◆ WRITTEN PROBLEM ◆
Each line of the material must be repeated precisely, with the pictures left out.
───── INFORMATION SHOWN
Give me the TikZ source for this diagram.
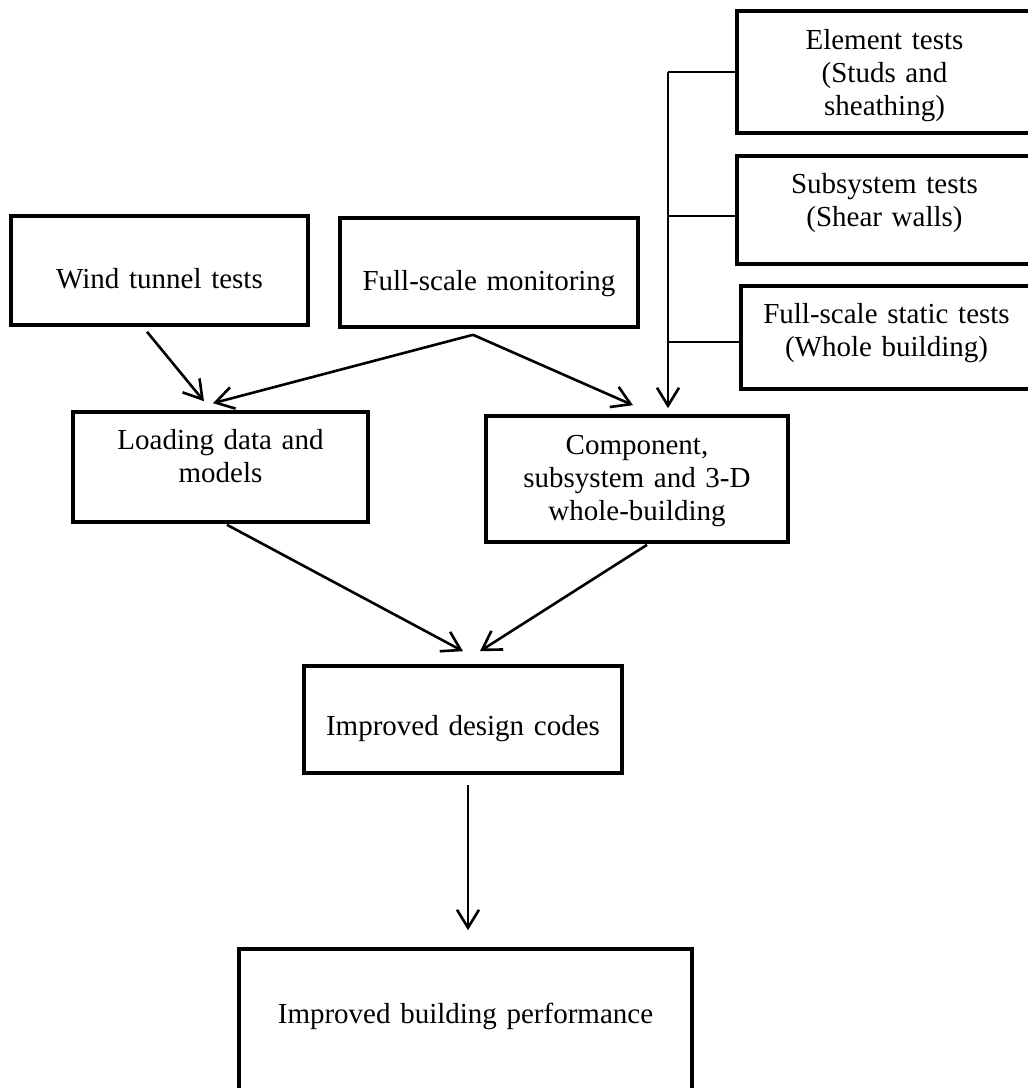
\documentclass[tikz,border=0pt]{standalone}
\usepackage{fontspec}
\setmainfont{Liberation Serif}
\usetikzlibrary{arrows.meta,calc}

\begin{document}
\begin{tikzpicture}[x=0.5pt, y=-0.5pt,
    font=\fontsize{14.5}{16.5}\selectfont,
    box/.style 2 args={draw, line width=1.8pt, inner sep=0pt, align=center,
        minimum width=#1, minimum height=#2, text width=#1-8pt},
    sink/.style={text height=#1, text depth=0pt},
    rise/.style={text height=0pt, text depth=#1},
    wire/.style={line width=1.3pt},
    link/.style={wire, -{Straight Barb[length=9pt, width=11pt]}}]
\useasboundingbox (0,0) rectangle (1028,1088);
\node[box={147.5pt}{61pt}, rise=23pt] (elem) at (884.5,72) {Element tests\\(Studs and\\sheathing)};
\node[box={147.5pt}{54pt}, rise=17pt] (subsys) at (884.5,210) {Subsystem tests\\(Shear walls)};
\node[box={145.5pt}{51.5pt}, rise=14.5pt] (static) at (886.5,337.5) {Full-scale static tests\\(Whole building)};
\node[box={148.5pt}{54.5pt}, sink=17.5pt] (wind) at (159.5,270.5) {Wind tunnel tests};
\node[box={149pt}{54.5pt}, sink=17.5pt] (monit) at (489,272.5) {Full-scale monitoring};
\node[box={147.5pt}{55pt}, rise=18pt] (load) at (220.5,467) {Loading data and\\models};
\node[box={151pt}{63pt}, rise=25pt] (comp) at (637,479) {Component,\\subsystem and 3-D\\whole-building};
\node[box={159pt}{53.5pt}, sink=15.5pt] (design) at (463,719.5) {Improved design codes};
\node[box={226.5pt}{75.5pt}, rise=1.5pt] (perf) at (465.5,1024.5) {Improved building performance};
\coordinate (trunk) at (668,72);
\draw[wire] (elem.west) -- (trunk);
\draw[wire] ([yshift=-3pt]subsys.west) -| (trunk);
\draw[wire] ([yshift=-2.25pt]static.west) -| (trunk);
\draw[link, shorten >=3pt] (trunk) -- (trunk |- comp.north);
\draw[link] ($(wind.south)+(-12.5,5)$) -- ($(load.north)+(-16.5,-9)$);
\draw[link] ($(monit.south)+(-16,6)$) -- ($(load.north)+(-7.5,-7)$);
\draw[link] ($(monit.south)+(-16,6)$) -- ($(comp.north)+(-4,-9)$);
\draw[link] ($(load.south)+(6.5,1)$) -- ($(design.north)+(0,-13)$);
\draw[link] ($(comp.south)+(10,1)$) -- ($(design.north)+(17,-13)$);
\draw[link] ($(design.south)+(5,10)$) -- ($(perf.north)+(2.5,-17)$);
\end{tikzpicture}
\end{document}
──────────
◆ EXERCISE SOLUTION ◆
Give me the TikZ source for this diagram.
\documentclass[tikz,border=0pt]{standalone}
\usepackage{fontspec}
\setmainfont{Liberation Serif}
\usetikzlibrary{arrows.meta,calc}

\begin{document}
\begin{tikzpicture}[x=0.5pt, y=-0.5pt,
    font=\fontsize{14.5}{16.5}\selectfont,
    box/.style 2 args={draw, line width=1.8pt, inner sep=0pt, align=center,
        minimum width=#1, minimum height=#2, text width=#1-8pt},
    sink/.style={text height=#1, text depth=0pt},
    rise/.style={text height=0pt, text depth=#1},
    wire/.style={line width=1.3pt},
    link/.style={wire, -{Straight Barb[length=9pt, width=11pt]}}]
\useasboundingbox (0,0) rectangle (1028,1088);
\node[box={147.5pt}{61pt}, rise=23pt] (elem) at (884.5,72) {Element tests\\(Studs and\\sheathing)};
\node[box={147.5pt}{54pt}, rise=17pt] (subsys) at (884.5,210) {Subsystem tests\\(Shear walls)};
\node[box={145.5pt}{51.5pt}, rise=14.5pt] (static) at (886.5,337.5) {Full-scale static tests\\(Whole building)};
\node[box={148.5pt}{54.5pt}, sink=17.5pt] (wind) at (159.5,270.5) {Wind tunnel tests};
\node[box={149pt}{54.5pt}, sink=17.5pt] (monit) at (489,272.5) {Full-scale monitoring};
\node[box={147.5pt}{55pt}, rise=18pt] (load) at (220.5,467) {Loading data and\\models};
\node[box={151pt}{63pt}, rise=25pt] (comp) at (637,479) {Component,\\subsystem and 3-D\\whole-building};
\node[box={159pt}{53.5pt}, sink=15.5pt] (design) at (463,719.5) {Improved design codes};
\node[box={226.5pt}{75.5pt}, rise=1.5pt] (perf) at (465.5,1024.5) {Improved building performance};
\coordinate (trunk) at (668,72);
\draw[wire] (elem.west) -- (trunk);
\draw[wire] ([yshift=-3pt]subsys.west) -| (trunk);
\draw[wire] ([yshift=-2.25pt]static.west) -| (trunk);
\draw[link, shorten >=3pt] (trunk) -- (trunk |- comp.north);
\draw[link] ($(wind.south)+(-12.5,5)$) -- ($(load.north)+(-16.5,-9)$);
\draw[link] ($(monit.south)+(-16,6)$) -- ($(load.north)+(-7.5,-7)$);
\draw[link] ($(monit.south)+(-16,6)$) -- ($(comp.north)+(-4,-9)$);
\draw[link] ($(load.south)+(6.5,1)$) -- ($(design.north)+(0,-13)$);
\draw[link] ($(comp.south)+(10,1)$) -- ($(design.north)+(17,-13)$);
\draw[link] ($(design.south)+(5,10)$) -- ($(perf.north)+(2.5,-17)$);
\end{tikzpicture}
\end{document}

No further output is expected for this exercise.